Schließlich beschloss die ZOB, nicht innerhalb der begrenzten Grenzen des Ghettos zu kämpfen, sondern das Ghetto als Basis zu nutzen, um von dort aus Ziele in der ganzen Stadt Krakau anzugreifen. Der wichtigste Angriff des ZOB fand in Zusammenarbeit mit kommunistischen Partisanen am 23. Dezember 1942 auf das Cafe Cyganeria im Zentrum von Krakau statt, das von deutschen Offizieren besucht wurde. Der ZOB tötete bei diesem Angriff 12 Deutsche.
Krakauer Ghettokämpfer versuchten auch, sich Partisanengruppen anzuschließen, die in der Krakauer Region aktiv waren. In aufeinanderfolgenden Scharmützeln mit den Deutschen erlitten die jüdischen Untergrundkämpfer schwere Verluste. Im Herbst 1944 flohen die Reste des Widerstands aus Polen in die benachbarte Slowakei und dann nach Ungarn, wo sie sich jüdischen Widerstandsgruppen in Budapest anschlossen.
Befreiung Krakaus und die Folgen des Holocaust
Krakau blieb Verwaltungssitz des Generalgouvernements, bis die Deutschen die Stadt am 17. Januar 1945 evakuierten. Sowjetische Truppen marschierten zwei Tage später, am 19. Januar 1945, in Krakau ein.
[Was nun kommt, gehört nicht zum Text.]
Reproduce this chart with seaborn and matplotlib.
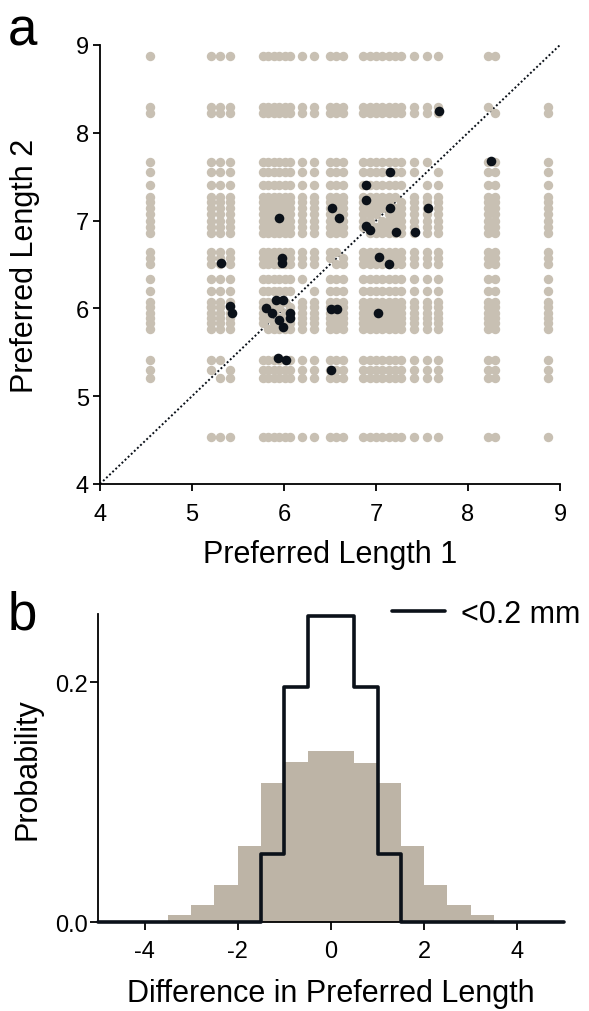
import matplotlib
matplotlib.use("Agg")
import matplotlib.pyplot as plt
from matplotlib.lines import Line2D
import numpy as np
import pandas as pd
import seaborn as sns

# ---------------- data ----------------
# preferred lengths of all recording sites (panel a: every ordered pair of distinct sites)
site_lengths = [4.54, 5.21, 5.30, 5.41, 5.77, 5.83, 5.89, 5.95, 6.01, 6.07,
                6.20, 6.33, 6.50, 6.57, 6.64, 6.86, 6.93, 7.00, 7.07, 7.14,
                7.21, 7.27, 7.41, 7.55, 7.67, 8.22, 8.29, 8.87]

# pairs closer than 0.2 mm (black dots)
near_len1 = [7.68, 8.25, 7.15, 6.89, 6.89, 7.15, 7.56, 5.95, 6.52, 6.60,
             6.89, 6.94, 7.22, 7.42, 5.31, 5.98, 5.98, 7.03, 7.14, 5.41,
             5.43, 5.91, 5.99, 5.80, 5.87, 5.95, 5.99, 6.07, 6.07, 6.51,
             6.58, 7.02, 5.93, 6.02, 6.51]
near_len2 = [8.25, 7.68, 7.55, 7.41, 7.23, 7.14, 7.14, 7.03, 7.14, 7.03,
             6.94, 6.89, 6.87, 6.87, 6.52, 6.57, 6.52, 6.59, 6.51, 6.03,
             5.95, 6.09, 6.09, 6.00, 5.95, 5.87, 5.79, 5.95, 5.89, 5.99,
             5.99, 5.95, 5.43, 5.41, 5.30]

# panel b histogram (bin edges and probabilities per bin)
bin_edges = [-5.0, -4.5, -4.0, -3.5, -3.0, -2.5, -2.0, -1.5, -1.0, -0.5, 0.0,
             0.5, 1.0, 1.5, 2.0, 2.5, 3.0, 3.5, 4.0, 4.5, 5.0]
all_pairs_prob = [0.0, 0.0, 0.001, 0.006, 0.0146, 0.031, 0.064, 0.116, 0.1335, 0.1427,
                  0.1427, 0.133, 0.116, 0.0637, 0.031, 0.0146, 0.006, 0.001, 0.0, 0.0]
near_pairs_prob = [0.0, 0.0, 0.0, 0.0, 0.0, 0.0, 0.0, 0.057, 0.196, 0.2555,
                   0.2555, 0.196, 0.057, 0.0, 0.0, 0.0, 0.0, 0.0, 0.0, 0.0]

# ---------------- style ----------------
sns.set_style("ticks")
plt.rcParams["font.family"] = ["Liberation Sans", "DejaVu Sans"]
for key in ["text.color", "axes.labelcolor", "xtick.color", "ytick.color", "axes.edgecolor"]:
    plt.rcParams[key] = "black"
GREY_DOT = "#c8c0b3"
GREY_BAR = "#bdb4a6"
INK = "#0b1119"

fig = plt.figure(figsize=(5.89, 10.12), dpi=100)

# ---------------- panel a ----------------
ax_a = fig.add_axes([0.1698, 0.5208, 0.781, 0.4338])
pairs = [(a, b) for i, a in enumerate(site_lengths)
         for j, b in enumerate(site_lengths) if i != j]
grey_df = pd.DataFrame(pairs, columns=["len1", "len2"])
near_df = pd.DataFrame({"len1": near_len1, "len2": near_len2})

ax_a.axline((4, 4), slope=1, color=INK, lw=1.4, linestyle=(0, (1, 1.2)), zorder=1)
sns.scatterplot(data=grey_df, x="len1", y="len2", color=GREY_DOT, s=46,
                linewidth=0, ax=ax_a, zorder=2)
sns.scatterplot(data=near_df, x="len1", y="len2", color=INK, s=48,
                linewidth=0, ax=ax_a, zorder=3)
ax_a.set_xlim(4, 9)
ax_a.set_ylim(4, 9)
ax_a.set_xticks([4, 5, 6, 7, 8, 9])
ax_a.set_yticks([4, 5, 6, 7, 8, 9])
ax_a.set_xlabel("Preferred Length 1", fontsize=22)
ax_a.set_ylabel("Preferred Length 2", fontsize=22)
ax_a.xaxis.set_label_coords(0.5, -0.125)
ax_a.yaxis.set_label_coords(-0.13, 0.5)
ax_a.tick_params(axis="both", direction="out", length=5, width=1.3,
                 labelsize=17, color="black")
ax_a.tick_params(axis="x", pad=9)
ax_a.tick_params(axis="y", pad=3)
sns.despine(ax=ax_a)
for s in ["left", "bottom"]:
    ax_a.spines[s].set_linewidth(1.3)

# ---------------- panel b ----------------
ax_b = fig.add_axes([0.1664, 0.0876, 0.791, 0.3047])
centers = [(bin_edges[k] + bin_edges[k + 1]) / 2 for k in range(len(bin_edges) - 1)]
sns.histplot(x=centers, weights=all_pairs_prob, bins=bin_edges, stat="count",
             color=GREY_BAR, alpha=1, linewidth=0, edgecolor="none", ax=ax_b)
sns.histplot(x=centers, weights=near_pairs_prob, bins=bin_edges, stat="count",
             element="step", fill=False, color=INK, linewidth=2.6, ax=ax_b)
for ln in ax_b.lines:
    ln.set_clip_on(False)
    ln.set_zorder(4)
ax_b.set_xlim(-5, 5)
ax_b.set_ylim(0, 0.257)
ax_b.set_xticks([-4, -2, 0, 2, 4])
ax_b.set_xticklabels(["-4", "-2", "0", "2", "4"])
ax_b.set_yticks([0.0, 0.2])
ax_b.set_yticklabels(["0.0", "0.2"])
ax_b.set_xlabel("Difference in Preferred Length", fontsize=22)
ax_b.set_ylabel("Probability", fontsize=22)
ax_b.xaxis.set_label_coords(0.5, -0.18)
ax_b.yaxis.set_label_coords(-0.12, 0.5)
ax_b.tick_params(axis="both", direction="out", length=6, width=1.3,
                 labelsize=17, color="black")
ax_b.tick_params(axis="x", pad=7)
ax_b.tick_params(axis="y", pad=1)
sns.despine(ax=ax_b)
for s in ["left", "bottom"]:
    ax_b.spines[s].set_linewidth(1.3)

handle = Line2D([0], [0], color=INK, lw=2.6)
fig.legend([handle], ["<0.2 mm"], loc="center left",
           bbox_to_anchor=(392 / 589, 1 - 615 / 1012), frameon=False,
           fontsize=22, handlelength=1.75, handletextpad=0.5,
           borderpad=0, borderaxespad=0)

# panel letters
fig.text(8 / 589, 1 - 46 / 1012, "a", fontsize=38, ha="left", va="baseline")
fig.text(8 / 589, 1 - 630 / 1012, "b", fontsize=38, ha="left", va="baseline")

fig.savefig("out.png", dpi=100)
Nach dem Krieg lebten noch 4.282 Juden in Krakau. Durch die aus der Sowjetunion zurückkehrenden polnischen Juden wuchs die jüdische Bevölkerung der Stadt bis Anfang 1946 auf etwa 10.000 an. Pogrome im August 1945 und während des gesamten Jahres 1946 sowie eine Reihe von Morden an einzelnen Juden führten zur Auswanderung vieler der überlebenden Krakauer Juden. Bis Anfang der 1990er Jahre blieben nur noch einige hundert Juden übrig.